About the author

I was born in Croydon. Not even in Croydon itself, but in a suburb of a suburb. In January, on what has recently been calculated to be the most miserable day of the year. It rained all the night I was supposed to be appearing. I don't think I've ever got over the trauma of popping out into the pouring rain in Croydon in the late 60s. Unlike most Brits, I don't actually believe the sun shone more when I was young. Obsessed with sun from a very early age, I have nurtured a brooding sense of indignation at repeated summers to meet my rather exacting standards. The skies still owe me, and it's only when we have a proper scorcher that I feel they are starting to make recompense.
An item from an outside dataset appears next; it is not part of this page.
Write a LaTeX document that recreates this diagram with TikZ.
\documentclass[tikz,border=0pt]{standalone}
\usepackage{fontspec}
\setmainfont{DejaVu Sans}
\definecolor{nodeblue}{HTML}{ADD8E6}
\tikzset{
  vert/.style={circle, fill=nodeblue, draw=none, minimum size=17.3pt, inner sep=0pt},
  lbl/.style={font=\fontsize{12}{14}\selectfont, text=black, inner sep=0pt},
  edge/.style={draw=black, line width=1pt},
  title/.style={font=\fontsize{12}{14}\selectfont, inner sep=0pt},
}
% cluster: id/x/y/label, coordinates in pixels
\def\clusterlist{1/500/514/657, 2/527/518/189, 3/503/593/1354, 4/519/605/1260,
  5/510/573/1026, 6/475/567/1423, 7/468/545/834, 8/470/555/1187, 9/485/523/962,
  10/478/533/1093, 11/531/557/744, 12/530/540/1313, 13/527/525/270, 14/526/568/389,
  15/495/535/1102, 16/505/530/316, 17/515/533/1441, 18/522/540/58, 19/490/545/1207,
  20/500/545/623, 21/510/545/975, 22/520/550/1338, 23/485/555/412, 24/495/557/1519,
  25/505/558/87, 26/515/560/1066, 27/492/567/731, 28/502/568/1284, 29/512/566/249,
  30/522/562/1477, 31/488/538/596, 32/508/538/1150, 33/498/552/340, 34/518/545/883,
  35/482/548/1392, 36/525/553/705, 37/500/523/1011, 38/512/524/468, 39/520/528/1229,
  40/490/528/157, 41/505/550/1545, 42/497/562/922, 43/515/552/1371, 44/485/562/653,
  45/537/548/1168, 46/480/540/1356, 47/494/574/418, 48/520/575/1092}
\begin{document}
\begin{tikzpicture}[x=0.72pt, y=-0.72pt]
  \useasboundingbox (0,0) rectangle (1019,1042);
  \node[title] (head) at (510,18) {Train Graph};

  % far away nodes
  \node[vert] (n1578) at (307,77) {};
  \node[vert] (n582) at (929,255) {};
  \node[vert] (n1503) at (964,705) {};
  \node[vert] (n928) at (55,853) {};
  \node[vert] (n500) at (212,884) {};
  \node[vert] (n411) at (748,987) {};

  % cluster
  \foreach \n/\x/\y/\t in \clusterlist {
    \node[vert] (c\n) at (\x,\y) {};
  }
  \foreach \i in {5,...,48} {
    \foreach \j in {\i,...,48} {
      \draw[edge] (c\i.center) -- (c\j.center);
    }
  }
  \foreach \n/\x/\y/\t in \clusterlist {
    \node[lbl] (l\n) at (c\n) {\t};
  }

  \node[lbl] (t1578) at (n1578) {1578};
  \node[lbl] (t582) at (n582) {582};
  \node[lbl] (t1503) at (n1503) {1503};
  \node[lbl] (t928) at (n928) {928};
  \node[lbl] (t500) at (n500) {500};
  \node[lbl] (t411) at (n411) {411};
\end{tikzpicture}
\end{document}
My first ambition was to be a streaker. It gets you outside, and you don't need any qualifications (read about it here), but that didn't last long. I eventually got to university. In Lampeter, in the middle of West Wales, the Foreign Legion of the University world. When I got there students and staff were wearing badges saying 'Free the Lampeter 750'. I must have been very naughty, as I ended up staying there 6 years. I did my PhD there on, as legend has it, Victorian works on the perils of self-abuse. I did read a lot of those works, and am an expert on Victorian masturbation (should anyone need one).

I then somehow managed to land a fellowship in English Literature at Merton College, Oxford. And the sun shone for the whole time I was there. Honestly, my time at Oxford boasted 4 scorching summers (94-97 inclusive. Incidentally, the photo to the left is not me in Oxford, but me in Florence, pretending to be in a Room With a View, and taken in 1986, and is there principally to show off my tan. Let me assure you I did not dress like that in Oxford in the mid 90s; anyone who did would have deserved a good kicking from the Cowley road skins)). I know this because I had to tear myself away from the sun to sit in libraries working on what eventually became a book about Victorian Gothic fiction. Yes, bizarrely a sunshine obsessive wrote about the dark side first. I'm sure there's some reason for this, some deep seated psychological need to face ones demons and embrace ones opposite inclinations, but really I wrote about the Gothic because there isn't half a load of old tosh written about it by academics. It was an easy target, and boy did I enjoy annoying people with that book.

After Oxford I became the editor of the Penguin Classics series, and I even edited a few of them myself (details below), then drifted into the world of branding and design. But still writing. Sunshine is a book I've wanted to write for years. My other publications are A Geography of Victorian Gothic Fiction (Oxford University Press, 1999); an edition of Oscar Wilde's poems for Everyman paperbacks; the Penguin Classics editions of Wilde's Picture of Dorian Gray and Stevenson's Strange Case of Doctor Jekyll and Mr Hyde (they can all be found on Amazon by searching for Mighall). The common denominator in all these projects, including Sunshine is Romanticism. My current project, just to prove this point, is a short, very short biography of Keats for the Hesperus Books Brief Lives series. That'll be out in spring next year. Over and out.